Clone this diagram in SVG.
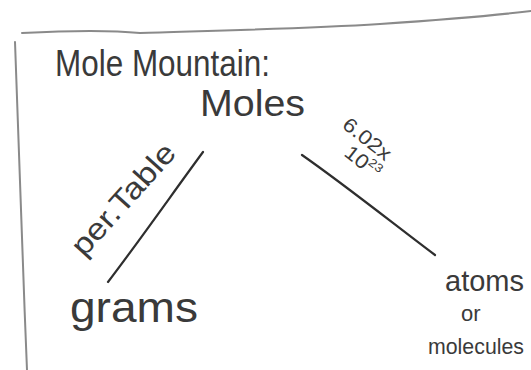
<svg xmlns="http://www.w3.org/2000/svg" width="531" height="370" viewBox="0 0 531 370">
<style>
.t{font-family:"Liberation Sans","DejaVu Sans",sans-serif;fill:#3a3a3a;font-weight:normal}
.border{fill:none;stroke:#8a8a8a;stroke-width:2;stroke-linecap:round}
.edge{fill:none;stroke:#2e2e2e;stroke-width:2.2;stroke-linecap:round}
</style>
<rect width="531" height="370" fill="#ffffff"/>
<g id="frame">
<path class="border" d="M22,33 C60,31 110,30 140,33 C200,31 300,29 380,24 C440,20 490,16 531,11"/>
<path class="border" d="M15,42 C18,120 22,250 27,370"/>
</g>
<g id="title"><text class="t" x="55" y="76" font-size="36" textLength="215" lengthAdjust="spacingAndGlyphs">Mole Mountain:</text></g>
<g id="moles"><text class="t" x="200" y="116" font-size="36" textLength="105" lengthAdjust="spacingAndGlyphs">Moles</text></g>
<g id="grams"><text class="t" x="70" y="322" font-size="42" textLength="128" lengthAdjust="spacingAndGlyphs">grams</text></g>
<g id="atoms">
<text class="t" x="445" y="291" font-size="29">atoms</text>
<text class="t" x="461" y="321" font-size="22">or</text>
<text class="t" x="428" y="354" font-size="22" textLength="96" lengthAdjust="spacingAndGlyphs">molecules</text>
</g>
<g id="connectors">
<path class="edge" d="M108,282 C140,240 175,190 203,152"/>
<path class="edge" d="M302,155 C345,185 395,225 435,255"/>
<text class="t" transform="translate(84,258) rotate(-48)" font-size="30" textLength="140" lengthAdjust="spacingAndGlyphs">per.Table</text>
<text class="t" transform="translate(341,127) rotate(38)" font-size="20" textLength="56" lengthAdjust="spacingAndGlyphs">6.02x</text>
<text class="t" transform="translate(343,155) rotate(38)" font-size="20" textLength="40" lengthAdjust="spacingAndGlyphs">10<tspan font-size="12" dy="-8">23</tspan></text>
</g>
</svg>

════════════════

Leaving out the pictures, repeat the data above exactly.

Clone this diagram in SVG.
<svg xmlns="http://www.w3.org/2000/svg" width="531" height="370" viewBox="0 0 531 370">
<style>
.t{font-family:"Liberation Sans","DejaVu Sans",sans-serif;fill:#3a3a3a;font-weight:normal}
.border{fill:none;stroke:#8a8a8a;stroke-width:2;stroke-linecap:round}
.edge{fill:none;stroke:#2e2e2e;stroke-width:2.2;stroke-linecap:round}
</style>
<rect width="531" height="370" fill="#ffffff"/>
<g id="frame">
<path class="border" d="M22,33 C60,31 110,30 140,33 C200,31 300,29 380,24 C440,20 490,16 531,11"/>
<path class="border" d="M15,42 C18,120 22,250 27,370"/>
</g>
<g id="title"><text class="t" x="55" y="76" font-size="36" textLength="215" lengthAdjust="spacingAndGlyphs">Mole Mountain:</text></g>
<g id="moles"><text class="t" x="200" y="116" font-size="36" textLength="105" lengthAdjust="spacingAndGlyphs">Moles</text></g>
<g id="grams"><text class="t" x="70" y="322" font-size="42" textLength="128" lengthAdjust="spacingAndGlyphs">grams</text></g>
<g id="atoms">
<text class="t" x="445" y="291" font-size="29">atoms</text>
<text class="t" x="461" y="321" font-size="22">or</text>
<text class="t" x="428" y="354" font-size="22" textLength="96" lengthAdjust="spacingAndGlyphs">molecules</text>
</g>
<g id="connectors">
<path class="edge" d="M108,282 C140,240 175,190 203,152"/>
<path class="edge" d="M302,155 C345,185 395,225 435,255"/>
<text class="t" transform="translate(84,258) rotate(-48)" font-size="30" textLength="140" lengthAdjust="spacingAndGlyphs">per.Table</text>
<text class="t" transform="translate(341,127) rotate(38)" font-size="20" textLength="56" lengthAdjust="spacingAndGlyphs">6.02x</text>
<text class="t" transform="translate(343,155) rotate(38)" font-size="20" textLength="40" lengthAdjust="spacingAndGlyphs">10<tspan font-size="12" dy="-8">23</tspan></text>
</g>
</svg>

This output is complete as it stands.